How to Implement Real-time Data Analysis with NumPy

Updated: January 23, 2024 By: Guest Contributor Post a comment

Introduction

Real-time data analysis is an essential aspect of modern data-driven environments. It involves the continuous input, processing, and analytical examination of data as soon as it becomes available. Python, with its powerful library NumPy, is an excellent tool for conducting such analysis. NumPy is especially well-suited for handling large multi-dimensional arrays and matrices, which are commonplace in data analysis tasks.

In this tutorial, we will explore how to implement real-time data analysis using the NumPy library. From basic usage to more advanced techniques, you’ll learn how to handle real-time data streams and extract meaningful insights efficiently.

Getting Started

Let’s begin by installing NumPy if you haven’t already done so. Open your terminal and type:

pip install numpy

Once you have NumPy installed, you can import it into your Python script:

import numpy as np

Basic Operations with NumPy Arrays

Before diving into real-time data analysis, it’s important to become familiar with some basic operations of NumPy arrays. Let’s start by creating a simple NumPy array:

a = np.array([1, 2, 3, 4, 5])
print(a)

Output:

[1 2 3 4 5]

This array can then be manipulated using array operations. Here’s how you could sum all elements:

print(np.sum(a))

Output:

15

Streaming Data Into NumPy Arrays

Streaming data refers to the continuous inflow of data points. In real-time systems, this data could be anything from financial tickers to sensor readings.
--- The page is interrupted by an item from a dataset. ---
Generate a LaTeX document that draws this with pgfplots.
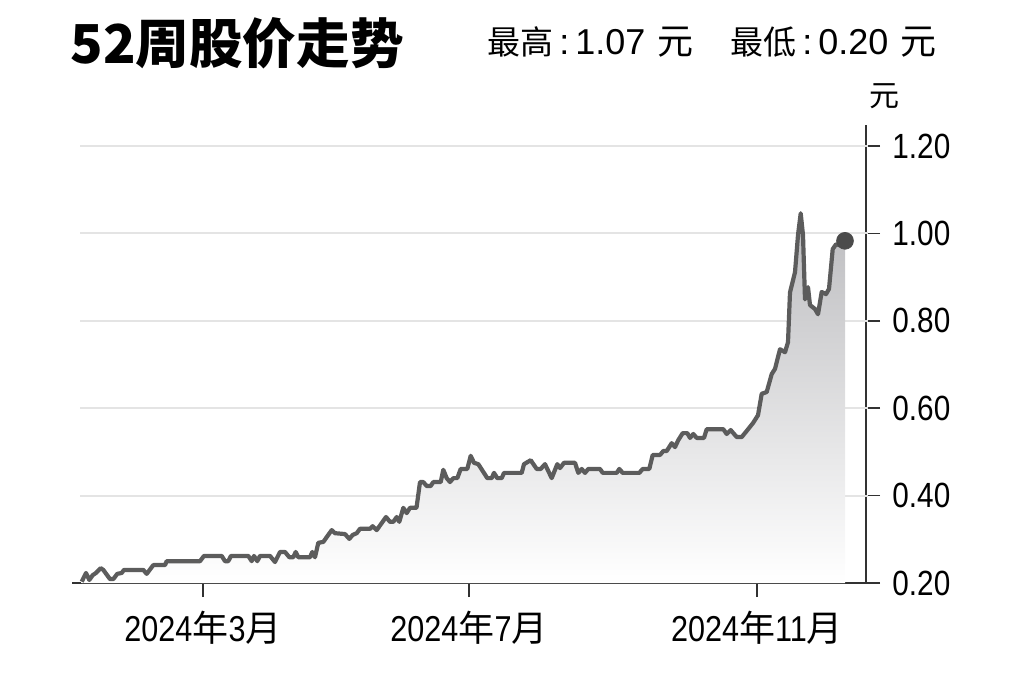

Assuming you have a stream of data that you want to capture and analyze, you’ll first need to establish a way to read in this data.
Let’s use a simple loop to simulate incoming data:

import time

stream_data = [i for i in range(100)]  # Simulated data stream
window_size = 5
moving_average = []

for i in range(len(stream_data) - window_size + 1):
    window = np.array(stream_data[i:i+window_size])
    moving_average.append(window.mean())
    print(f'Moving Average: {moving_average[-1]}')
    time.sleep(0.5)  # Simulating time delay between data points for illustration

# You will see Moving Average values printed out every half second.

NumPy for Statistical Analysis in Real-time

When undertaking real-time data analysis, you’ll often need real-time statistical computations. NumPy has several functions that can be used to compute statistics quickly. At a basic level, you can compute the mean, median, and standard deviation:

data = np.random.random(1000)
print('Mean:', np.mean(data))
print('Median:', np.median(data))
print('Standard Deviation:', np.std(data))

NumPy’s performance truly shines when running these computations on large datasets or rapidly updating streams of data.

Analyzing Time-series Data with NumPy

Time-series analysis is a common real-time data analysis task. You can use NumPy to efficiently process and analyze this type of data. Here’s an example using NumPy to compute a rolling average, often useful in smoothing out time-series data:

def rolling_window(a, window_size):
    shape = a.shape[:-1] + (a.shape[-1] - window_size + 1, window_size)
    strides = a.strides + (a.strides[-1],)
    return np.lib.stride_tricks.as_strided(a, shape=shape, strides=strides)

data = np.random.random(1000)
windowed_data = rolling_window(data, 5)
rolling_means = np.mean(windowed_data, -1)
print(rolling_means)

This method is orders of magnitude faster than looping over the dataset to compute the rolling mean explicitly.

Real-time Data Analytics for Machine Learning

NumPy also exemplies utility in real-time machine learning applications, serving as the foundation for more complex libraries such as Pandas, Scikit-learn, and TensorFlow. Here’s an example of how you might use NumPy arrays to feed a machine learning model in real-time:

from sklearn.preprocessing import StandardScaler
from sklearn.linear_model import SGDClassifier

scaler = StandardScaler()
model = SGDClassifier()

for i in range(0, len(data), batch_size):
    batch = np.array(data[i:i+batch_size])
    batch = scaler.fit_transform(batch.reshape(-1, 1))
    model.partial_fit(batch, labels[i:i+batch_size], classes=np.unique(labels))

# Here, we are incrementally updating our model with batches of data.

In practice, all preprocessing and model training would happen in real-time as new data arrives, leveraging NumPy’s high performance.

Conclusion

In this tutorial, we’ve learnt how to conduct basic to advanced real-time data analyses using NumPy. From streaming data, statistical analysis, time-series processing, to machine learning, NumPy is an invaluable tool for efficient and effective real-time data processing.